La seconda edizione del “Festival Popolare Italiano - Canti e corde, mantici e ottoni”, con la direzione artistica di Stefano Saletti, ha preso il via il 1 marzo al locale del Pigneto ‘Na Cosetta; un inizio col botto, potremmo dire, visto che il primo concerto è stato “Extra”, della band romana Têtes de Bois. C’era un’aria particolare a Roma quella sera: aria di derby d’andata, quello della semifinale di Coppa Italia. E quando si tratta delle squadre della Capitale tra i vicoli di Roma c’è sempre un’aria rarefatta, quasi irreale. Un’aria che è rimasta anche dopo ma nessuno in quei vicoli ha fatto “a pezzi una canzone”, come avrebbe detto Lucio Dalla. Tutt’altro: è stata una bella nottata di musica e di poesia, in un ambiente sereno e caldo. Se Stefano Saletti ha temuto di non riuscire a ricreare il clima amicale e soddisfatto che solo l’arte, il buon vino e il calore umano sanno dare - quel clima che nella prima edizione si era creato felicemente al Baobab - ebbene, si è sbagliato. Si è capito subito invece che questo Festival vuole vivere e sa dove andare.
Come era quasi scontato, i Têtes de Bois, tra eleganza e sottile e bonaria ironia, non hanno deluso. Anzi: sono sempre garanzia di benessere e di riuscita. Lo sapevamo e anche il 1 marzo ce lo hanno confermato. Un avvio autorevole e allo stesso tempo rassicurante che ha fatto bene ai presenti.
La sala è piccola e ci si mangia, ma il rispetto della musica è al primo posto ed era tutto pieno. C’era soprattutto la volontà collettiva di stare bene, di fare squadra, di lasciare spazio solo alla poesia. E cosa c’è di più popolare della poesia? Perché è stata lei a farla da padrona. Il gruppo ha presentato il disco “Extra”, vincitore nel 2015 della Targa Tenco per la migliore opera di canzoni non proprie. Un album interamente dedicato a Léo Ferré: per i Têtes era il secondo cd dedicato al grande artista monegasco e il concerto si è mosso attraverso le tracce dei due dischi, alla ricerca dei grandi poeti: da Rimbaud a Baudelaire, da Porta a Campana, da Verlaine a Ferré naturalmente. Non sono mancati gli ospiti: la giovane italo-canadese Sara Jane Ceccarelli, che ha cantato “There But for Fortune” di Phil Ochs (una bandiera antivietnamita che in era Trump ci stava proprio bene) e ha poi reso omaggio a Leonard Cohen (a proposito di poeti) con “Winter Lady”: la strofa in italiano è stata tradotta proprio da Andrea Satta.

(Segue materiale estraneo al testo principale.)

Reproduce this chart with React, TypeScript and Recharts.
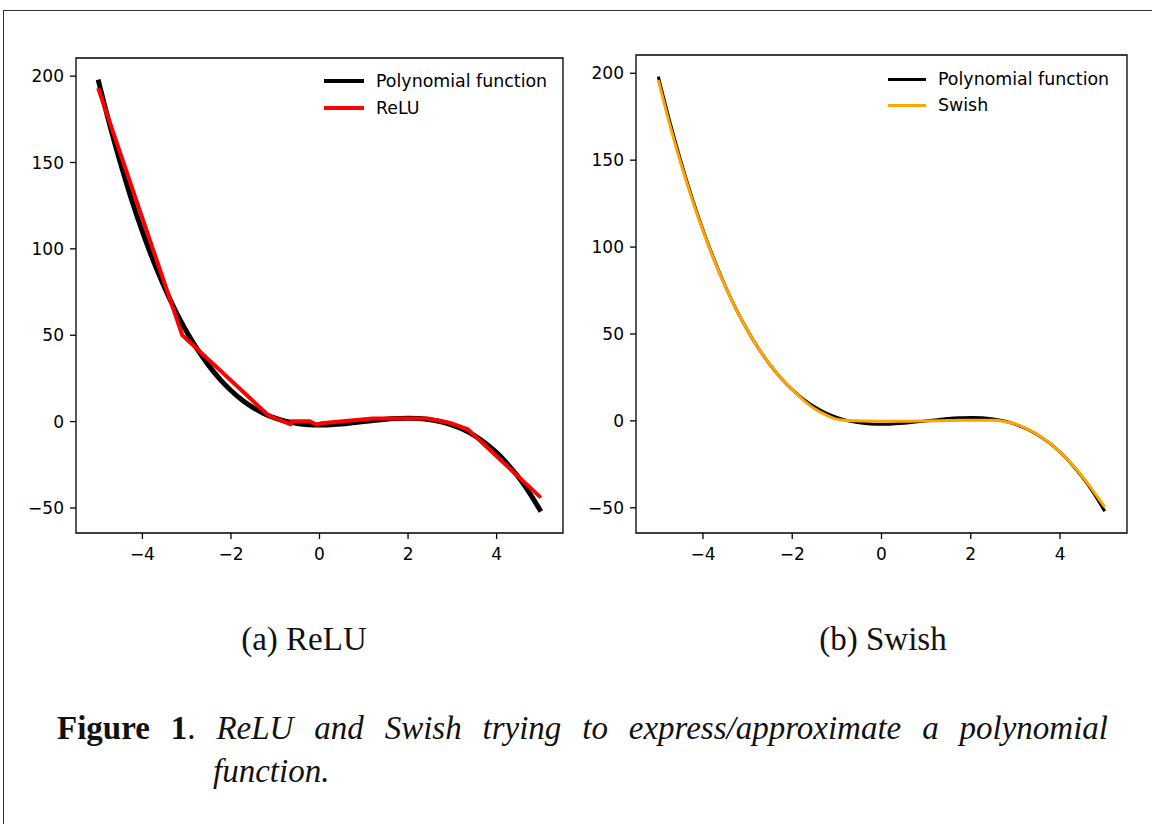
import { LineChart, Line, XAxis, YAxis, ReferenceArea } from "recharts";

// polynomial at x steps of 0.25
const polyX = [
  -5, -4.75, -4.5, -4.25, -4, -3.75, -3.5, -3.25, -3, -2.75, -2.5, -2.25, -2, -1.75, -1.5, -1.25, -1, -0.75, -0.5, -0.25,
  0, 0.25, 0.5, 0.75, 1, 1.25, 1.5, 1.75, 2, 2.25, 2.5, 2.75, 3, 3.25, 3.5, 3.75, 4, 4.25, 4.5, 4.75, 5,
];
const polyY = [
  198, 172.9, 149.9, 128.9, 110, 92.9, 77.6, 64, 52, 41.5, 32.4, 24.6, 18, 12.5, 8.1, 4.6, 2, 0.1, -1.1, -1.8,
  -2, -1.8, -1.4, -0.7, 0, 0.7, 1.4, 1.8, 2, 1.8, 1.1, -0.1, -2, -4.6, -8.1, -12.5, -18, -24.6, -32.4, -41.5, -52,
];
const swishY = [
  196, 171, 148.5, 128, 109.5, 92.5, 77.5, 64, 52, 41.5, 32.5, 24.5, 18, 12, 7, 3.5, 1, 0.2, 0, -0.1,
  -0.2, -0.2, -0.2, -0.1, 0, 0.1, 0.2, 0.3, 0.3, 0.4, 0.3, -0.3, -1.8, -4.5, -8, -12.5, -18, -24.5, -32, -40.5, -49.5,
];

// ReLU network output: kinks
const reluX = [-5, -3.1, -1.15, -0.66, -0.62, -0.22, -0.06, 0.04, 1.2, 2.45, 2.95, 3.35, 5];
const reluY = [193, 50, 3.5, -1.5, 0.2, 0.2, -1.8, -1.0, 1.8, 1.8, -0.8, -4.5, -44];

const xTicks = [-4, -2, 0, 2, 4];
const yTicks = [-50, 0, 50, 100, 150, 200];
const xDomain = [-5.5, 5.5];
const yDomain = [-64.5, 210.5];

const polyData = polyX.map((x, i) => ({ x, y: polyY[i] }));
const swishData = polyX.map((x, i) => ({ x, y: swishY[i] }));
const reluData = reluX.map((x, i) => ({ x, y: reluY[i] }));

const tickFont = { fontFamily: "DejaVu Sans", fontSize: 17, fill: "#000" };
const fmt = (v: number) => (v < 0 ? "\u2212" + Math.abs(v) : String(v));

function Panel({ left, marginTop, marginRight, second, secondColor, secondWidth, polyWidth, smooth }: any) {
  return (
    <div style={{ position: "absolute", left, top: 0 }}>
      <LineChart width={600} height={580} margin={{ top: marginTop, right: marginRight, bottom: 17, left: 16 }}>
        <XAxis
          type="number"
          dataKey="x"
          domain={xDomain}
          ticks={xTicks}
          tickFormatter={fmt}
          allowDataOverflow
          axisLine={false}
          tickSize={6}
          tickMargin={9}
          tick={tickFont}
          tickLine={{ stroke: "#000", strokeWidth: 1.3 }}
          height={30}
        />
        <YAxis
          type="number"
          domain={yDomain}
          ticks={yTicks}
          tickFormatter={fmt}
          allowDataOverflow
          axisLine={false}
          tickSize={6}
          tickMargin={6}
          tick={tickFont}
          tickLine={{ stroke: "#000", strokeWidth: 1.3 }}
          width={60}
        />
        <ReferenceArea x1={xDomain[0]} x2={xDomain[1]} y1={yDomain[0]} y2={yDomain[1]} fill="none" stroke="#000" strokeWidth={1.3} />
        <Line data={polyData} dataKey="y" type="monotone" stroke="#000" strokeWidth={polyWidth} dot={false} isAnimationActive={false} />
        <Line data={second} dataKey="y" type={smooth ? "monotone" : "linear"} stroke={secondColor} strokeWidth={secondWidth} dot={false} isAnimationActive={false} />
      </LineChart>
    </div>
  );
}

function LegendBox({ left, top, gap, sampleW, lineW, items }: any) {
  return (
    <div style={{ position: "absolute", left, top, fontFamily: "DejaVu Sans", fontSize: 17.4, color: "#000" }}>
      {items.map((it: any, i: number) => (
        <div key={i} style={{ display: "flex", alignItems: "center", height: gap }}>
          <div style={{ width: sampleW, height: lineW, background: it.color, marginRight: 12 }} />
          <span style={{ lineHeight: "20px" }}>{it.label}</span>
        </div>
      ))}
    </div>
  );
}

const serif = { fontFamily: "Liberation Serif", fontSize: 33, lineHeight: "33px", color: "#111" };

export default function App() {
  return (
    <div style={{ position: "absolute", left: 0, top: 0, width: 1152, height: 824, overflow: "hidden", background: "#fff" }}>
      <div style={{ position: "absolute", left: 3, top: 10, width: 1300, height: 1000, border: "1.5px solid #333" }} />
      <Panel left={0} marginTop={58} marginRight={37} second={reluData} secondColor="#ff0000" secondWidth={4} polyWidth={5} smooth={false} />
      <Panel left={560} marginTop={55} marginRight={33} second={swishData} secondColor="#ffa500" secondWidth={3} polyWidth={3} smooth />
      <LegendBox
        left={324}
        top={68}
        gap={26.7}
        sampleW={40}
        lineW={4}
        items={[
          { label: "Polynomial function", color: "#000" },
          { label: "ReLU", color: "#ff0000" },
        ]}
      />
      <LegendBox
        left={888}
        top={66}
        gap={26}
        sampleW={38}
        lineW={3}
        items={[
          { label: "Polynomial function", color: "#000" },
          { label: "Swish", color: "#ffa500" },
        ]}
      />
      <div style={{ ...serif, position: "absolute", left: 204, top: 623, width: 200, textAlign: "center" }}>(a) ReLU</div>
      <div style={{ ...serif, position: "absolute", left: 783, top: 623, width: 200, textAlign: "center" }}>(b) Swish</div>
      <div style={{ ...serif, position: "absolute", left: 57, top: 712, width: 1051, textAlign: "justify", textAlignLast: "justify" }}>
        <b>Figure 1</b>. <i>ReLU and Swish trying to express/approximate a polynomial</i>
      </div>
      <div style={{ ...serif, position: "absolute", left: 213, top: 755 }}>
        <i>function.</i>
      </div>
    </div>
  );
}
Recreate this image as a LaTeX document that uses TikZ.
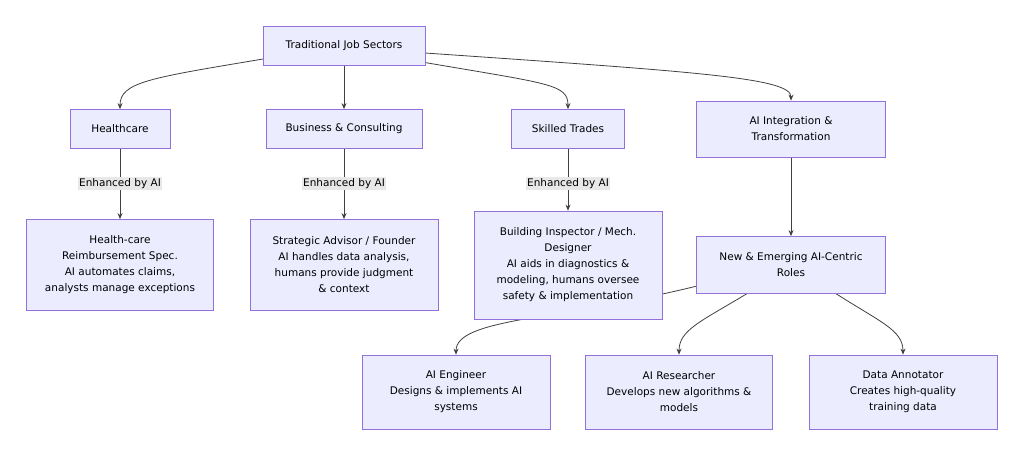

È stata poi la volta di Canio Loguercio e Alessandro D’Alessandro con l’organetto – accompagnati al piano da Rocco de Rosa - a interpretare due brani del loro nuovo album sulle "Ipocondrie D’ammore", che sono allo stesso tempo poesia e musica popolari.
I Têtes de Bois hanno poi concluso raccontando la storia di Passannante Giovanni, cuoco di Salvia (ora Savoia di Lucania), repubblicano, attentatore della vita di Umberto I. Condannato al carcere a vita in condizioni inumane. Morto ma non seppellito. Il suo cranio e il suo cervello hanno fatto bella mostra al Museo Criminologico di Roma per quasi tutti i 150 anni di Unità nazionale. Tanto per omaggiare le teorie lombrosiane. Ebbene: per riuscire a far riconoscere il diritto sacrosanto alla sepoltura, gli amici Têtes de Bois e l’attore Ulderico Pesce hanno smosso mari monti e Castelli (nel senso del Ministro della Giustizia di leghiana memoria). Non bastò nemmeno Diliberto: ci volle un più democristiano intervento di Mastella. E ora Passannante riposa in pace. Nel paradiso dei ribelli, dei rivoluzionari, degli irriducibili al potere. Se preferite, degli anarchici. E con “Gli anarchici” di Léo Ferré si è conclusa la prima serata del Festival Popolare Italiano di Stefano Saletti.